Le nouveau film de mon réalisateur français préféré est en compétition à La Quinzaine des réalisateurs cette année. D’habitude, il est en compétition officielle (avec déjà cinq sélections on peut parler d’habitude), mais là, on le retrouve en sélection parallèle. Entre nous, mes tops des deux années précédentes venaient de cette sélection parallèle (Whiplash en 2014 et Le Congrès en 2013). Je dirai donc que c’est une excellente nouvelle car Arnaud Desplechin nous livre un excellent cru. Peut-être enfin le sacre sera de mise ? Car oui malgré son génie, il n’a jamais gagné chose à Cannes.
On retrouve Paul Dédalus qui revient du Tadjikistan et qui se souvient de trois moments de sa jeunesse : son enfance et la folie de sa mère, son adolescence et son escapade en U.R.S.S. puis son entrée dans l’âge adulte et sa folle romance avec Esther.
Arnaud Desplechin semble proposait avec ce neuvième film un préquel à Comment je me suis disputé… en racontant notamment les dix ans d’amour entre Paul et Esther qui sont son postulat de départ. Mais comme souvent dans ses films, beaucoup de ses personnages se croisent (Par exemple ici, Abel son père et Ivan son frère était déjà présent dans Un conte de Noël, mais étaient respectivement le grand père et l’oncle de Paul Dédalus, alors campé par le jeune Emile Berling). On aurait de quoi être un peu perdu avec tous ces noms et personnages qui se ressemblent.
Revenons à l’essentiel : ce l’on retient au sortir de la salle de cinéma c’est cette bouffée de nostalgie et une nouvelle ode à la famille, au sens large, et aux sentiments nobles. Le cousin, quelque soit son nom, est un pilier fondamental, la fratrie nécessaire, l’amitié et l’amour absolus. Avec une logorrhée propre à son cinéma, mais presque adoucie (pouvant faire bourgeois parfois mais tendant vers le romanesque ici), le réalisateur filme des personnages entiers qui malgré leur jeune âge tentent tout pour faire de leur vie un moment exceptionnel. D’ailleurs Esther l’affirme sans complexe à Paul dès leur premier échange : « Je suis exceptionnelle ». Je vois de la beauté dans tout ça et cette noble beauté me touche au plus haut point.
Chacun des trois chapitres est mis en scène avec une particularité. La première réminiscence nous donne des frissons et s’apparente parfois à un film d’horreur, notamment lorsque Paul, pour protéger sa fratrie, défie sa mère folle. Le personnage est un héros même du haut de ses six ans. Dans le second chapitre, Paul est un espion. Tel un James Bond adolescent, il brave la dictature communiste pour la liberté des Hommes. Ce segment est filmé comme un thriller et nous distille un suspense inhabituel chez le cinéaste. Le troisième souvenir, la romance épistolaire, est finalement la majeure partie du film mais aussi la plus audacieuse à filmer. Il utilise le face-caméra qu’il affectionne tant et dans ce contexte ça fonctionne encore à merveille et s’offre aussi un joli split screen pour illustrer son propos sur la famille et l’amitié.

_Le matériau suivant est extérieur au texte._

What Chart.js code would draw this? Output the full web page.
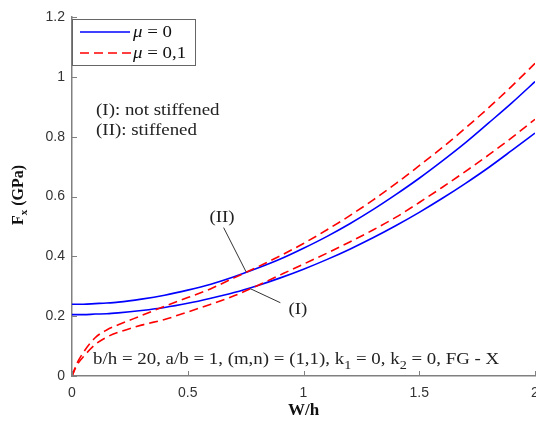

Les deux acteurs principaux du films Quentin Dolmaire (Paul adolescent) et Lou Roy-Lecollinet (Esther) sont très touchants. Ils ont réussi à capter ce petit quelque chose qu’il y avait dans le jeu de Mathieu Amalric et Emmanuelle Devos (Les Paul et Esther de Comment je me suis disputé…) tout en apportant une jolie candeur à ces personnages.
Depuis Jimmy P., Arnaud Desplechin a encore mûri. Il est plus précis, plus concis mais garde l’essence de son cinéma et élève des personnages simples de prime abord en héros, de leur propre vie. Je les admire.